By Standard 4, we were learning that the Treaty of Waitangi had left the Maoris “the real owners of the country” and was in many ways “much fairer to brown man than to white”. Settlers who came to take up land had to wait, sometimes for years, while Governor Hobson made sure a fair price had been paid. Later some hard-working settlers unfortunately made mistakes buying land, and some Maoris attacked them. But at last there was peace, the two races settled down side by side, and Maori disappeared from our lessons.

Though I remember Little Rock and Notting Hill, I failed to notice the arguments raging through 1958 and 1959 about whether Maori players would be included in the All Black team going to South Africa in 1960. This was partly because I had absolutely no interest in rugby. But it was also because I found out what was going on from the radio, and the Broadcasting Service imposed a total ban on the issue. It had “never been the policy of the Service to discuss controversial questions as news items,” they said. Auckland Girls Grammar took the same view: Little Rock was discussed in class, the Tour was not. Don’t mention the war, even if it’s raging all around you.

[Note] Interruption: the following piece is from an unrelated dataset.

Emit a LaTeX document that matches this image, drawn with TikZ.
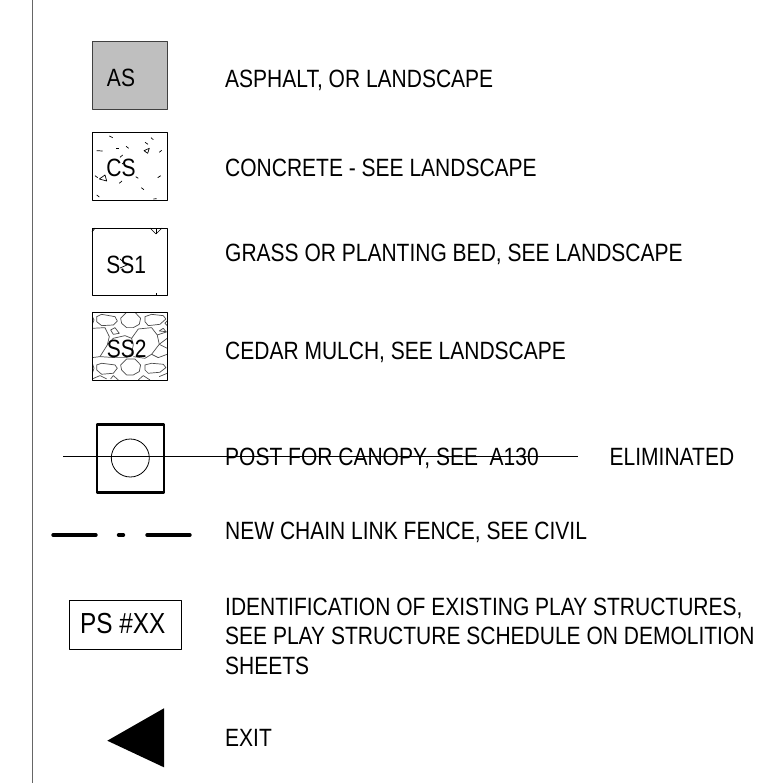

So it’s small wonder that there’s such widespread confusion and indignation about anything to do with the Treaty, including Waitangi Day itself. As Rangi Walker told Mana, only in the 1990s did “the more balanced view of our history start to take hold. Prior to that it was all suppressed - historical amnesia.” Closing the history gap is just as important as closing any other kind. Judging by what’s been in the media lately, unles this gap is attended to, closing others may prove impossible.